If I recall back to all my early childhood memories, it seems as though I am viewing them as an outside observer. I don’t remember them through my perspective really but through the perspective of someone observing, which I find really odd.
The earliest one that I can remember; I was probably around 2. I was eating a mango and sitting in front of my mother as she braided my hair. A cartoon was on the air, I know it must have been Nickelodeon. After some time, my Dad came in with a kid tea set for me and I got very excited. After this point I don’t remember much else.
I do remember so many things though. My memory is so strange, that sometimes I will pretend to not remember as to not creep people out. I remember my mother’s eye color, the day my sister was born, eating lunch with my mom on the stair steps, and so much more. I also remember the day she died and her funeral. I was confused that day. I didn’t understand grief. I was downstairs in my house when my aunt held me. She was breaking the news to my Dad and he was on the floor crying and banging around, and I was just so confused. I remember the funeral, my god mother was holding me on her lap and we watched and watched the casket. I remember going to her grave maybe a year later to put flowers there for her, roses. From then on, I was confused and anxious about everything. I was scared someone else would disappear and never come back. I was scared because I didn’t understand the strong emotions that went on around me, things that were just too complex for me to breakdown and understand.
And yet going through all my memories, I remember them as if I was on the outside. I could see what I felt, what I was wearing, and what was going on. Sometimes, I go through my memories to see what went wrong. Where did I go wrong? Where was it in my childhood that my mind became tarnished? I do remember that sometimes my environment was volatile.
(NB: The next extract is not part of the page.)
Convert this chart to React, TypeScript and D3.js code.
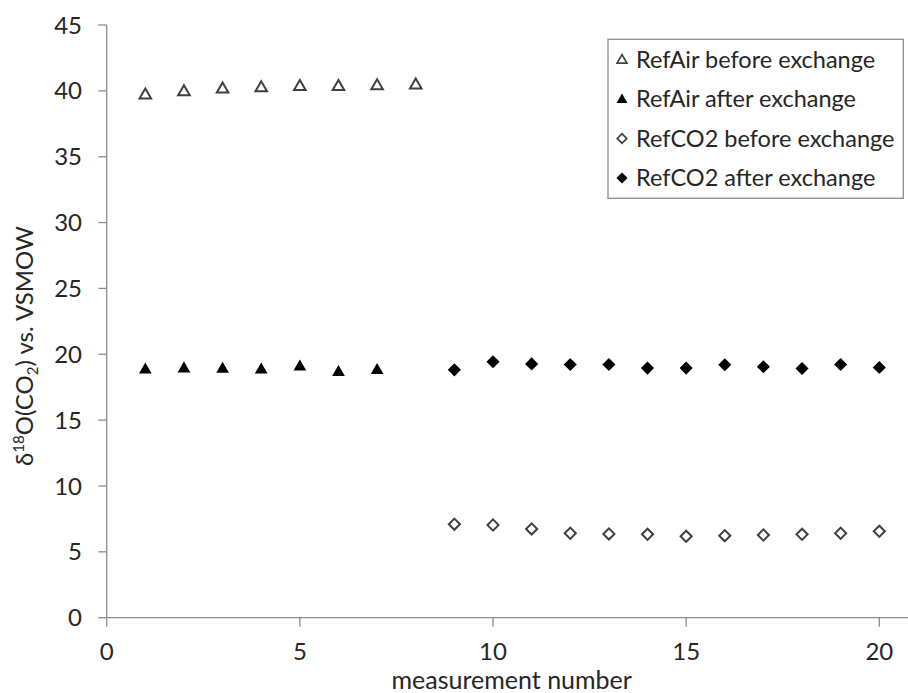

As in, I never knew if I did something wrong and if I would get spanked for it or if my Dad would suddenly go off into a yelling fit or if my aunt would suddenly give me the cold shoulder. All of these left me incredibly anxious, and confused. I remember some time that my father was just yelling at the top of his lungs at my grandma over something. If there’s anything anyone should know about me, is that I hate loud sudden things. I immediately started crying and ran to my room and hid. My Dad found me and asked me why I was crying. But..I remember lying and saying nothing. I didn’t feel safe to open up my emotions. It hit me at that tender age that, I didn’t feel safe or secure. Can you imagine being 4 years old and feeling like that?
Sometimes, I still feel that way. Sometimes, I still feel like an observer looking out at myself.